How to install drawer slides but are scraping against drawer

drawers

I just built and installed four drawers into a bed frame I recently built. I was careful to keep everything square and parallel and the finished sides of the drawers as well as the cabinet where they go are parallel to better than 1/32 inch (0.8 mm).

To avoid headaches, I made the cabinet openings about 1/8 inch (3.2 mm) wider than the drawers plus the one inch required by the slides (1/2 inch each side; total cabinet opening is 1 + 1/8 inch wider than the drawer).

However, not one of the drawers slides easily. They feel like they are binding and scraping wood against wood. I have looked carefully and am certain the drawer bottoms, tops, sides, and edges are not touching the cabinet at any point along the way.

I used these soft closing ball bearing slides:

enter image description here

I think it is the rails themselves that are scraping the drawer and cabinet. Looking down them, along the sides of the drawers it looks pretty tight:
enter image description here

That is the left drawer edge (with dovetails) at the left and another drawer at the right. The parallel plywood is the center support and "cabinet edges" for both drawers. The extra 1/8 inch width is made up by using the slide's "shim tabs" (for lack of a known name) which is being used on the left slide in the photo. The right drawer's right slide (not in photo) is doing the same thing for the right drawer.

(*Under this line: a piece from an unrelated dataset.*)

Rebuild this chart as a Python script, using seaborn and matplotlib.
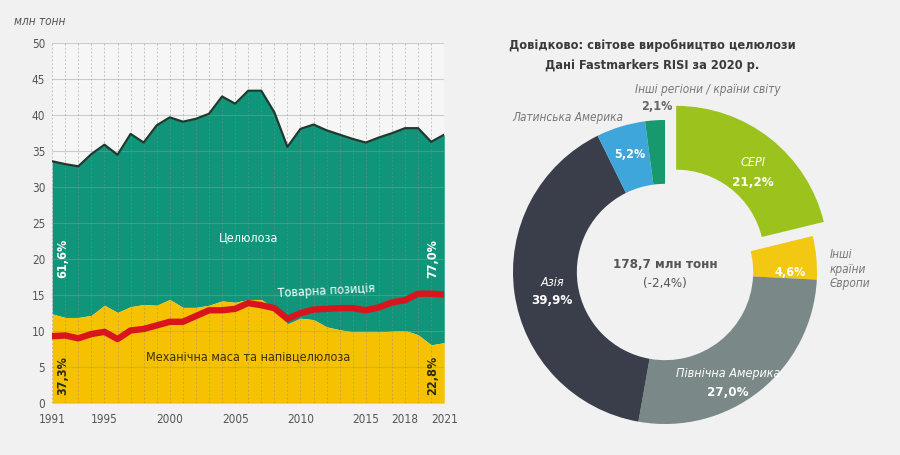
import matplotlib
matplotlib.use("Agg")
import matplotlib.pyplot as plt
import seaborn as sns
import pandas as pd

sns.set_theme(style="white")
FONT = ["DejaVu Sans"]
plt.rcParams["font.family"] = FONT
plt.rcParams["font.stretch"] = "condensed"

GREEN, YELLOW, RED, DARK = "#10957a", "#f6c200", "#d9141c", "#1f3a2d"
GREY_TXT = "#555555"

# ── дані: ліва діаграма (млн тонн) ──
years = list(range(1991, 2022))
total = [33.6, 33.2, 32.9, 34.6, 35.9, 34.5, 37.4, 36.2, 38.6, 39.7,
         39.1, 39.5, 40.2, 42.6, 41.6, 43.4, 43.4, 40.4, 35.6, 38.1,
         38.7, 37.9, 37.3, 36.7, 36.2, 36.9, 37.5, 38.2, 38.2, 36.3, 37.3]
mech = [12.4, 11.9, 11.9, 12.2, 13.6, 12.6, 13.4, 13.7, 13.6, 14.4,
        13.3, 13.3, 13.6, 14.2, 14.0, 14.4, 14.4, 13.2, 11.0, 11.8,
        11.6, 10.6, 10.2, 9.9, 9.9, 9.9, 10.0, 10.1, 9.5, 8.1, 8.4]
market = [9.3, 9.4, 9.0, 9.6, 9.9, 8.9, 10.1, 10.3, 10.8, 11.3,
          11.3, 12.1, 12.9, 12.9, 13.1, 13.9, 13.6, 13.2, 11.7, 12.5,
          13.0, 13.1, 13.2, 13.2, 12.9, 13.3, 14.0, 14.3, 15.2, 15.2, 15.1]
x_ticks = [1991, 1995, 2000, 2005, 2010, 2015, 2018, 2021]

# ── дані: кільцева діаграма (2020) ──
regions = ["CEPI", "Інші країни Європи", "Північна Америка", "Азія",
           "Латинська Америка", "Інші регіони / країни світу"]
shares = [21.2, 4.6, 27.0, 39.9, 5.2, 2.1]
ring_colors = ["#9cc31d", "#f2c812", "#7a8987", "#393e4a", "#3fa6db", "#17986f"]

df = pd.DataFrame({"year": years, "total": total, "mech": mech, "market": market})

fig = plt.figure(figsize=(9, 4.55), dpi=100)
fig.patch.set_facecolor("#f1f1f1")

# ── ліва частина ──
ax = fig.add_axes([0.058, 0.114, 0.4356, 0.791])
ax.set_facecolor("#f6f6f6")
ax.fill_between(df["year"], df["mech"], df["total"], color=GREEN, lw=0, zorder=1)
ax.fill_between(df["year"], 0, df["mech"], color=YELLOW, lw=0, zorder=1)
sns.lineplot(data=df, x="year", y="total", color=DARK, lw=1.6, ax=ax, zorder=3)
sns.lineplot(data=df, x="year", y="market", color=RED, lw=4.6, ax=ax, zorder=4)

for y in range(0, 51, 5):
    ax.axhline(y, color="#9a9a9a", lw=0.8, alpha=0.45, zorder=2)
for yr in years:
    ax.axvline(yr, color="#8a8a8a", lw=0.7, ls=(0, (2, 2)), alpha=0.45, zorder=2)

ax.set_xlim(1991, 2021)
ax.set_ylim(0, 50)
ax.set_xticks(x_ticks)
ax.set_yticks(range(0, 51, 5))
ax.tick_params(axis="both", labelsize=8.5, colors=GREY_TXT, length=0)
ax.tick_params(axis="x", pad=7)
ax.tick_params(axis="y", pad=5)
ax.set_xlabel("")
ax.set_ylabel("")
for s in ax.spines.values():
    s.set_visible(False)

fig.text(0.016, 0.944, "млн тонн", fontsize=8.5, style="italic", color=GREY_TXT)
lab = dict(ha="center", va="center", zorder=5, fontsize=9)
ax.text(2006, 23.0, "Целюлоза", color="white", **lab)
ax.text(2012, 15.6, "Товарна позиція", color="white", rotation=3, **lab)
ax.text(2006, 6.4, "Механічна маса та напівцелюлоза", color="#3a3000", **lab)
pct = dict(ha="center", va="center", zorder=5, fontsize=9, fontweight="bold", rotation=90)
ax.text(1991.8, 20.1, "61,6%", color="white", **pct)
ax.text(2020.1, 20.1, "77,0%", color="white", **pct)
ax.text(1991.8, 3.8, "37,3%", color="#2a2a1a", **pct)
ax.text(2020.1, 3.8, "22,8%", color="#2a2a1a", **pct)

# ── права частина: кільце ──
ax2 = fig.add_axes([480 / 900, 0, 420 / 900, 1])
cx, cy, r = 665, 455 - 272, 152
ax2.pie(shares, colors=ring_colors, startangle=90, counterclock=False,
        explode=[18, 0, 0, 0, 0, 0], center=(cx, cy), radius=r,
        wedgeprops=dict(width=r * 0.42, linewidth=0), frame=True)
ax2.set_xlim(480, 900)
ax2.set_ylim(0, 455)
ax2.axis("off")


def t(x, y, s, **kw):
    ax2.text(x, 455 - y, s, ha="center", va="center", **kw)


t(652, 46, "Довідково: світове виробництво целюлози", fontsize=9.2,
  fontweight="bold", color="#3a3a3a")
t(652, 65, "Дані Fastmarkers RISI за 2020 р.", fontsize=9.2,
  fontweight="bold", color="#3a3a3a")
t(708, 90, "Інші регіони / країни світу", fontsize=8.5, style="italic", color="#777777")
t(657, 107, "2,1%", fontsize=9, fontweight="bold", color="#666666")
t(568, 118, "Латинська Америка", fontsize=8.5, style="italic", color="#777777")
t(630, 155, "5,2%", fontsize=9, fontweight="bold", color="white")
t(753, 163, "CEPI", fontsize=9, style="italic", color="white")
t(753, 182, "21,2%", fontsize=9.5, fontweight="bold", color="white")
ax2.text(830, 455 - 269, "Інші\nкраїни\nЄвропи", ha="left", va="center",
         fontsize=8.5, style="italic", color="#777777", linespacing=1.15)
t(790, 273, "4,6%", fontsize=9, fontweight="bold", color="white")
t(665, 264, "178,7 млн тонн", fontsize=9.5, fontweight="bold", color="#555555")
t(665, 283, "(-2,4%)", fontsize=9.5, color="#555555")
t(552, 282, "Азія", fontsize=9, style="italic", color="white")
t(552, 300, "39,9%", fontsize=9.5, fontweight="bold", color="white")
t(728, 374, "Північна Америка", fontsize=9, style="italic", color="white")
t(728, 392, "27,0%", fontsize=9.5, fontweight="bold", color="white")

fig.savefig("out.png", dpi=100, facecolor=fig.get_facecolor())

I see there is an answer for how to install slides so they line up and work properly, but after reviewing it, I think I covered it as best I can. That answer's links talk about leveling, for which I installed the slides by measuring the same distance from the top of the sides which are level which support the plywood under the mattress. I had squareness in mind at all aspects of building. I couldn't make much sense of this one and this is all about the special jigs sold.

Naturally the instructions that come with the rails are useless: Install the rails as required (or something to that effect).

So, what am I overlooking? How should the slides be installed to work smoothly and without scraping?

Best Answer

1/16" is going to make a difference here. Very small margins.

Don't rely on those metal flaps as shims. If you need shims, use shims.

You have not done anything wrong, you've just entered the PITA adjustment phase. Higher-quality hardware has adjustments which can be made after the hardware is installed. These slides are not that. You are fortunate that your problem is the width and not vertical because you'd hate to have to move the glide 1/16" up or down - the screw would keep getting sucked into the old hole.

Take it apart and flatten out those "shims." Then put it back together and try it. Based on the math, it won't be quite right. Add 1/16" shims to both sides and try that. If you have measured correctly this far, you'll be done. Obviously if it doesn't work, try 1/16" shim on only one side. Get some serious shim material that you can measure and which won't compress. And whatever you do, don't strip the holes with all of the in and out.

Whatever that other answer said about support in the front does not apply. These glides don't need support. If they require support it's not done properly.